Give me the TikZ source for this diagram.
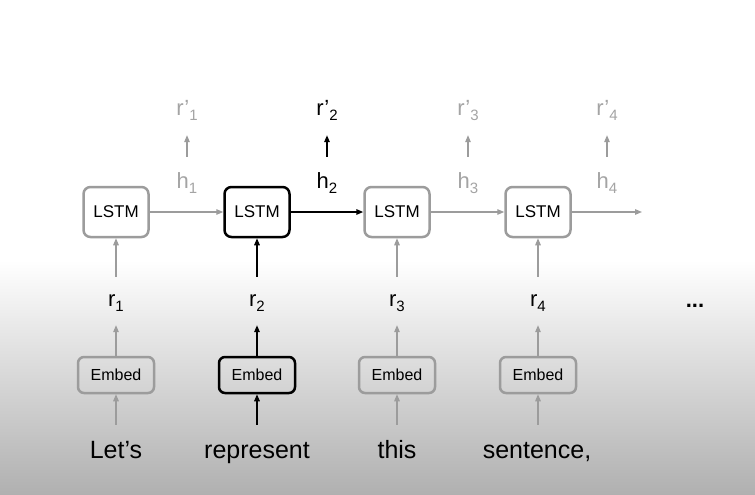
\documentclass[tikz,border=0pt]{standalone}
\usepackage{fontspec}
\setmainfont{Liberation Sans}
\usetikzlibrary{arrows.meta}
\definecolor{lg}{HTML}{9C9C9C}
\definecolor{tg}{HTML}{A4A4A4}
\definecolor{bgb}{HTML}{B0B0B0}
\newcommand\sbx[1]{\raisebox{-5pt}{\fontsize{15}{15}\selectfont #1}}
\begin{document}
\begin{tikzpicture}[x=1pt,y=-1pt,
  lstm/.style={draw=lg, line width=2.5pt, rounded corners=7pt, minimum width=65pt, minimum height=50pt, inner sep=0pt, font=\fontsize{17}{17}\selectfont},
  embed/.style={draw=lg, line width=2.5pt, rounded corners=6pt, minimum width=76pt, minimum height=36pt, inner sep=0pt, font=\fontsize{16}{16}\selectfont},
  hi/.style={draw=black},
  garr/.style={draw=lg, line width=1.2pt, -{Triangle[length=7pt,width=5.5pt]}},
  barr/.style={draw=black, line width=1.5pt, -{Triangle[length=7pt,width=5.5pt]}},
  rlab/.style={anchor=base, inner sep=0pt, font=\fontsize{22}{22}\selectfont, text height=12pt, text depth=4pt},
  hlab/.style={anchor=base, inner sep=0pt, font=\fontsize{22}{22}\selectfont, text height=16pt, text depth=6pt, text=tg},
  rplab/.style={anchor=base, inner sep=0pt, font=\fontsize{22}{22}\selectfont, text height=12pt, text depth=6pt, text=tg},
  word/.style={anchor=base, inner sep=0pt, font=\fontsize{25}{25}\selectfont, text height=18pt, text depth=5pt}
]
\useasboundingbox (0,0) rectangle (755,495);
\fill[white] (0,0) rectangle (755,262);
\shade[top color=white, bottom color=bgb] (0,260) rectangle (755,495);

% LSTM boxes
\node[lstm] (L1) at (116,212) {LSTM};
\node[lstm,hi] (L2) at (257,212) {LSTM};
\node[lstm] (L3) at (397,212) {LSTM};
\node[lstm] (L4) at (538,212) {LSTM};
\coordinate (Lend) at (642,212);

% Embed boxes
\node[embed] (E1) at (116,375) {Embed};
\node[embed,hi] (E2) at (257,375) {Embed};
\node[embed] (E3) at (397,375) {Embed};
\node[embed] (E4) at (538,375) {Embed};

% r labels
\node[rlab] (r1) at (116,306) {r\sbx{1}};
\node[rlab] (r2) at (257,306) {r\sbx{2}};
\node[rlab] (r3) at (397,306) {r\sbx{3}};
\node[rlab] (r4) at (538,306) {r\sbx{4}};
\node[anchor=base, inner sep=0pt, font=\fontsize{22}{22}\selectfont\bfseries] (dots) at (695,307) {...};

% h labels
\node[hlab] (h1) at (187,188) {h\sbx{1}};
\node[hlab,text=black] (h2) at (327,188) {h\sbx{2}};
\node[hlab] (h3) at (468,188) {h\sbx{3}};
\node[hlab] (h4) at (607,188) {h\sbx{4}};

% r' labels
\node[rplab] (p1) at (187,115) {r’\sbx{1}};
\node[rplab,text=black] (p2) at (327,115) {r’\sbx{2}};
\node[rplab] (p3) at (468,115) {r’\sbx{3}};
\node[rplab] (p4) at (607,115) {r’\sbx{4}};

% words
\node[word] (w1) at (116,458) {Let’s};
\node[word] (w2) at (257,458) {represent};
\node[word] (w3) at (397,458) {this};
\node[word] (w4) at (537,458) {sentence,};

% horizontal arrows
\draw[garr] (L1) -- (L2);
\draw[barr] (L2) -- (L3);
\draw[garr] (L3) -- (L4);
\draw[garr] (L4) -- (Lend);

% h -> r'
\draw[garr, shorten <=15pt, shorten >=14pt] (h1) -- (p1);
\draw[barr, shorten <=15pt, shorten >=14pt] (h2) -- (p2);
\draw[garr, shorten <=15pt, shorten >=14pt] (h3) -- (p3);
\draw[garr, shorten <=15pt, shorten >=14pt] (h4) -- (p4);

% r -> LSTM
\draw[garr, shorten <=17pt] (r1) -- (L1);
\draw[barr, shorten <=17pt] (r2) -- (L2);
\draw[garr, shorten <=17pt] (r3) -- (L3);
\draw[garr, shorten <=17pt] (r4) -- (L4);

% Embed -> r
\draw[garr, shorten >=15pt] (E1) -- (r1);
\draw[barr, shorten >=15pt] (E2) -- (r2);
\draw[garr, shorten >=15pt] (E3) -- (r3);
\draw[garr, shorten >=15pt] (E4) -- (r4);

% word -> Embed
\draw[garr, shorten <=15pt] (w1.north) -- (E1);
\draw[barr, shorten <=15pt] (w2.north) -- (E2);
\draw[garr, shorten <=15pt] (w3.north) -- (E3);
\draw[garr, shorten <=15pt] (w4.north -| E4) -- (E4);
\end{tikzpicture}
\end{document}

Exercise description:
Please write out all the data again word for word, but not the pictures.

Written solution:
Give me the TikZ source for this diagram.
\documentclass[tikz,border=0pt]{standalone}
\usepackage{fontspec}
\setmainfont{Liberation Sans}
\usetikzlibrary{arrows.meta}
\definecolor{lg}{HTML}{9C9C9C}
\definecolor{tg}{HTML}{A4A4A4}
\definecolor{bgb}{HTML}{B0B0B0}
\newcommand\sbx[1]{\raisebox{-5pt}{\fontsize{15}{15}\selectfont #1}}
\begin{document}
\begin{tikzpicture}[x=1pt,y=-1pt,
  lstm/.style={draw=lg, line width=2.5pt, rounded corners=7pt, minimum width=65pt, minimum height=50pt, inner sep=0pt, font=\fontsize{17}{17}\selectfont},
  embed/.style={draw=lg, line width=2.5pt, rounded corners=6pt, minimum width=76pt, minimum height=36pt, inner sep=0pt, font=\fontsize{16}{16}\selectfont},
  hi/.style={draw=black},
  garr/.style={draw=lg, line width=1.2pt, -{Triangle[length=7pt,width=5.5pt]}},
  barr/.style={draw=black, line width=1.5pt, -{Triangle[length=7pt,width=5.5pt]}},
  rlab/.style={anchor=base, inner sep=0pt, font=\fontsize{22}{22}\selectfont, text height=12pt, text depth=4pt},
  hlab/.style={anchor=base, inner sep=0pt, font=\fontsize{22}{22}\selectfont, text height=16pt, text depth=6pt, text=tg},
  rplab/.style={anchor=base, inner sep=0pt, font=\fontsize{22}{22}\selectfont, text height=12pt, text depth=6pt, text=tg},
  word/.style={anchor=base, inner sep=0pt, font=\fontsize{25}{25}\selectfont, text height=18pt, text depth=5pt}
]
\useasboundingbox (0,0) rectangle (755,495);
\fill[white] (0,0) rectangle (755,262);
\shade[top color=white, bottom color=bgb] (0,260) rectangle (755,495);

% LSTM boxes
\node[lstm] (L1) at (116,212) {LSTM};
\node[lstm,hi] (L2) at (257,212) {LSTM};
\node[lstm] (L3) at (397,212) {LSTM};
\node[lstm] (L4) at (538,212) {LSTM};
\coordinate (Lend) at (642,212);

% Embed boxes
\node[embed] (E1) at (116,375) {Embed};
\node[embed,hi] (E2) at (257,375) {Embed};
\node[embed] (E3) at (397,375) {Embed};
\node[embed] (E4) at (538,375) {Embed};

% r labels
\node[rlab] (r1) at (116,306) {r\sbx{1}};
\node[rlab] (r2) at (257,306) {r\sbx{2}};
\node[rlab] (r3) at (397,306) {r\sbx{3}};
\node[rlab] (r4) at (538,306) {r\sbx{4}};
\node[anchor=base, inner sep=0pt, font=\fontsize{22}{22}\selectfont\bfseries] (dots) at (695,307) {...};

% h labels
\node[hlab] (h1) at (187,188) {h\sbx{1}};
\node[hlab,text=black] (h2) at (327,188) {h\sbx{2}};
\node[hlab] (h3) at (468,188) {h\sbx{3}};
\node[hlab] (h4) at (607,188) {h\sbx{4}};

% r' labels
\node[rplab] (p1) at (187,115) {r’\sbx{1}};
\node[rplab,text=black] (p2) at (327,115) {r’\sbx{2}};
\node[rplab] (p3) at (468,115) {r’\sbx{3}};
\node[rplab] (p4) at (607,115) {r’\sbx{4}};

% words
\node[word] (w1) at (116,458) {Let’s};
\node[word] (w2) at (257,458) {represent};
\node[word] (w3) at (397,458) {this};
\node[word] (w4) at (537,458) {sentence,};

% horizontal arrows
\draw[garr] (L1) -- (L2);
\draw[barr] (L2) -- (L3);
\draw[garr] (L3) -- (L4);
\draw[garr] (L4) -- (Lend);

% h -> r'
\draw[garr, shorten <=15pt, shorten >=14pt] (h1) -- (p1);
\draw[barr, shorten <=15pt, shorten >=14pt] (h2) -- (p2);
\draw[garr, shorten <=15pt, shorten >=14pt] (h3) -- (p3);
\draw[garr, shorten <=15pt, shorten >=14pt] (h4) -- (p4);

% r -> LSTM
\draw[garr, shorten <=17pt] (r1) -- (L1);
\draw[barr, shorten <=17pt] (r2) -- (L2);
\draw[garr, shorten <=17pt] (r3) -- (L3);
\draw[garr, shorten <=17pt] (r4) -- (L4);

% Embed -> r
\draw[garr, shorten >=15pt] (E1) -- (r1);
\draw[barr, shorten >=15pt] (E2) -- (r2);
\draw[garr, shorten >=15pt] (E3) -- (r3);
\draw[garr, shorten >=15pt] (E4) -- (r4);

% word -> Embed
\draw[garr, shorten <=15pt] (w1.north) -- (E1);
\draw[barr, shorten <=15pt] (w2.north) -- (E2);
\draw[garr, shorten <=15pt] (w3.north) -- (E3);
\draw[garr, shorten <=15pt] (w4.north -| E4) -- (E4);
\end{tikzpicture}
\end{document}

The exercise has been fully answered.